[Start of SUPPLIED DATA]

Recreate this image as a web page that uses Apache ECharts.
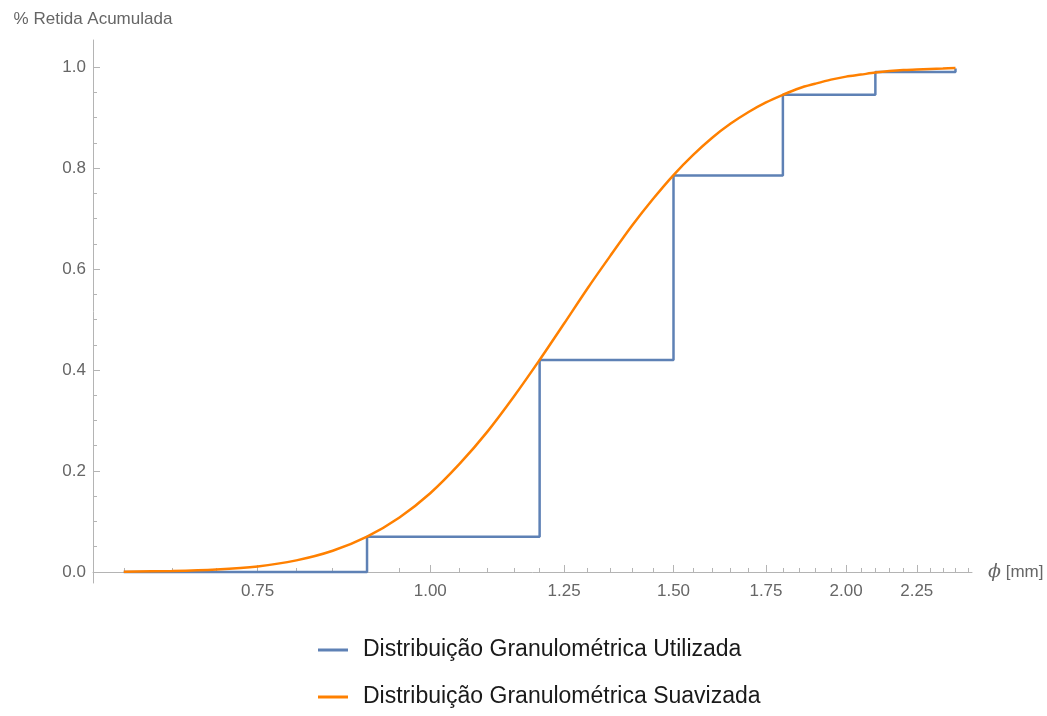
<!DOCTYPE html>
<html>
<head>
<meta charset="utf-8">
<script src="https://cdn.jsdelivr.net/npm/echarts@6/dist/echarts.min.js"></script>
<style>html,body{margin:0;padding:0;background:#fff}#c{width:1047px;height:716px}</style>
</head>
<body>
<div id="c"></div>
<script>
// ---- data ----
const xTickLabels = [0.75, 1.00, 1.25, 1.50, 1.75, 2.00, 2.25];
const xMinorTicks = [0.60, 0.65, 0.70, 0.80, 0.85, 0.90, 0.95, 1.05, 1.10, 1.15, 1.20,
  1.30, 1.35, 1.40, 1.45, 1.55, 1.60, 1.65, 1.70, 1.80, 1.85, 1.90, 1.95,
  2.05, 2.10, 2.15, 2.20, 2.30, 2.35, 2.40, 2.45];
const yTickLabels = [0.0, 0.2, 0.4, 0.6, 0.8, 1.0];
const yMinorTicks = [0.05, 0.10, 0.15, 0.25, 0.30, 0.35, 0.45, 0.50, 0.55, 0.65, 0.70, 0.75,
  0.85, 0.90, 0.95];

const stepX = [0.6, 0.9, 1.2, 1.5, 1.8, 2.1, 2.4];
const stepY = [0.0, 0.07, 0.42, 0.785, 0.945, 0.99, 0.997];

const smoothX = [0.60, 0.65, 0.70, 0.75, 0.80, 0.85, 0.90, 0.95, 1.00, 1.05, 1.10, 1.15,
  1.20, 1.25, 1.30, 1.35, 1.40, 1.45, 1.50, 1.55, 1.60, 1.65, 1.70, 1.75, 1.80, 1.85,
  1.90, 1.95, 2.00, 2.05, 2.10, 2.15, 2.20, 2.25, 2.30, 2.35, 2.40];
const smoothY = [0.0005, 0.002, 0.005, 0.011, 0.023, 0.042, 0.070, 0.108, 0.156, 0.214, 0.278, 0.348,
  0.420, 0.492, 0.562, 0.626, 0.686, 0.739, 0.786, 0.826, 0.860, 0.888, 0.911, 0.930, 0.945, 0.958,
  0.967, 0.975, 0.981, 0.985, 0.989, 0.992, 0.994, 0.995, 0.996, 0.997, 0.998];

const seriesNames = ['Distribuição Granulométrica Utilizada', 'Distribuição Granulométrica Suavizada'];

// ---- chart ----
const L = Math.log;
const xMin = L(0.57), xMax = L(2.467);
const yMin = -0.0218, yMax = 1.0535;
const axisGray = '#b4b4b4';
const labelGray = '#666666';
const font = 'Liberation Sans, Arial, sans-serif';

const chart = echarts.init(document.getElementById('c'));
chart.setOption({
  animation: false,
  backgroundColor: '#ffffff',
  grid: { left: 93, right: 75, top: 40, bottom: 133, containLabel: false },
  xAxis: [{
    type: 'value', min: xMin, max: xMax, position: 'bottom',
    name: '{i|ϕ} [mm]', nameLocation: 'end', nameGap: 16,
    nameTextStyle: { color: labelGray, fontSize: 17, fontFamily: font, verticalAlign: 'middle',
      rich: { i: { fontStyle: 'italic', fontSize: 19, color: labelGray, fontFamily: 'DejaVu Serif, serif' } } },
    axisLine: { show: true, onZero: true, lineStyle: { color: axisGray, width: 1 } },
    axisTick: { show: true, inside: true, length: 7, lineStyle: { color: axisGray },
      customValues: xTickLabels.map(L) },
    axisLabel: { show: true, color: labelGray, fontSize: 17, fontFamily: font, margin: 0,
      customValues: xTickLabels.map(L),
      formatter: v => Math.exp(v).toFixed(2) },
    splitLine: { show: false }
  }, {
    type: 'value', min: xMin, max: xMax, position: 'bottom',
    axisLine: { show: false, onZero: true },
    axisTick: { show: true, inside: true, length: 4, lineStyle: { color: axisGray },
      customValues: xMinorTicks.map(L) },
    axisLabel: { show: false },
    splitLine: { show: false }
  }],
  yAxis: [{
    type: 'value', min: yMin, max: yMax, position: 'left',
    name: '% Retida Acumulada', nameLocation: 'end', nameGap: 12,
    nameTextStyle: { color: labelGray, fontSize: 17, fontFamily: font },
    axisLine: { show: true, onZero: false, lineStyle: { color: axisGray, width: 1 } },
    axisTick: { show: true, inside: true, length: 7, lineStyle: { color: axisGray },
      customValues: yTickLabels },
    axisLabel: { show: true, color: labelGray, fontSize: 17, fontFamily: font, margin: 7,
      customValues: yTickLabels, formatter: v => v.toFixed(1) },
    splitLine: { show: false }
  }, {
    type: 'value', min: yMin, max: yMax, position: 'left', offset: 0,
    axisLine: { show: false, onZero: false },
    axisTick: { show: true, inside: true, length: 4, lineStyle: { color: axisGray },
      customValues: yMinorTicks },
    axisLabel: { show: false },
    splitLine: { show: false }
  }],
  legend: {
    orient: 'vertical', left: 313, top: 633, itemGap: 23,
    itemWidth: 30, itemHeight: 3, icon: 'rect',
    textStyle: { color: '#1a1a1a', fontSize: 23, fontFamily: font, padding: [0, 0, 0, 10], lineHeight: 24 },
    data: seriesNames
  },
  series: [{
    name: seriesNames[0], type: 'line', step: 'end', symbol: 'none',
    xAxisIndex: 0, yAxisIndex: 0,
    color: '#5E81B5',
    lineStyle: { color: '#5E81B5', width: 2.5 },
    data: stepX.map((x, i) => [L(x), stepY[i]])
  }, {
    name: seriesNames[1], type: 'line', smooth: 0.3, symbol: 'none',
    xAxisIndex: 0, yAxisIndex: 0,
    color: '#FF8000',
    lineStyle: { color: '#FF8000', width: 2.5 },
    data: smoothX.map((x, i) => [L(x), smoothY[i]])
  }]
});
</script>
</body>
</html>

[End of SUPPLIED DATA]

## THE TASK
Please reproduce the listing exactly from its opening line through the line that contains "const stepY = [0.0, 0.07, 0.42, 0.785, 0.945, 0.99, 0.997];", both included, with all pictures omitted.

## ANSWER TO THIS TASK
Recreate this image as a web page that uses Apache ECharts.
<!DOCTYPE html>
<html>
<head>
<meta charset="utf-8">
<script src="https://cdn.jsdelivr.net/npm/echarts@6/dist/echarts.min.js"></script>
<style>html,body{margin:0;padding:0;background:#fff}#c{width:1047px;height:716px}</style>
</head>
<body>
<div id="c"></div>
<script>
// ---- data ----
const xTickLabels = [0.75, 1.00, 1.25, 1.50, 1.75, 2.00, 2.25];
const xMinorTicks = [0.60, 0.65, 0.70, 0.80, 0.85, 0.90, 0.95, 1.05, 1.10, 1.15, 1.20,
  1.30, 1.35, 1.40, 1.45, 1.55, 1.60, 1.65, 1.70, 1.80, 1.85, 1.90, 1.95,
  2.05, 2.10, 2.15, 2.20, 2.30, 2.35, 2.40, 2.45];
const yTickLabels = [0.0, 0.2, 0.4, 0.6, 0.8, 1.0];
const yMinorTicks = [0.05, 0.10, 0.15, 0.25, 0.30, 0.35, 0.45, 0.50, 0.55, 0.65, 0.70, 0.75,
  0.85, 0.90, 0.95];

const stepX = [0.6, 0.9, 1.2, 1.5, 1.8, 2.1, 2.4];
const stepY = [0.0, 0.07, 0.42, 0.785, 0.945, 0.99, 0.997];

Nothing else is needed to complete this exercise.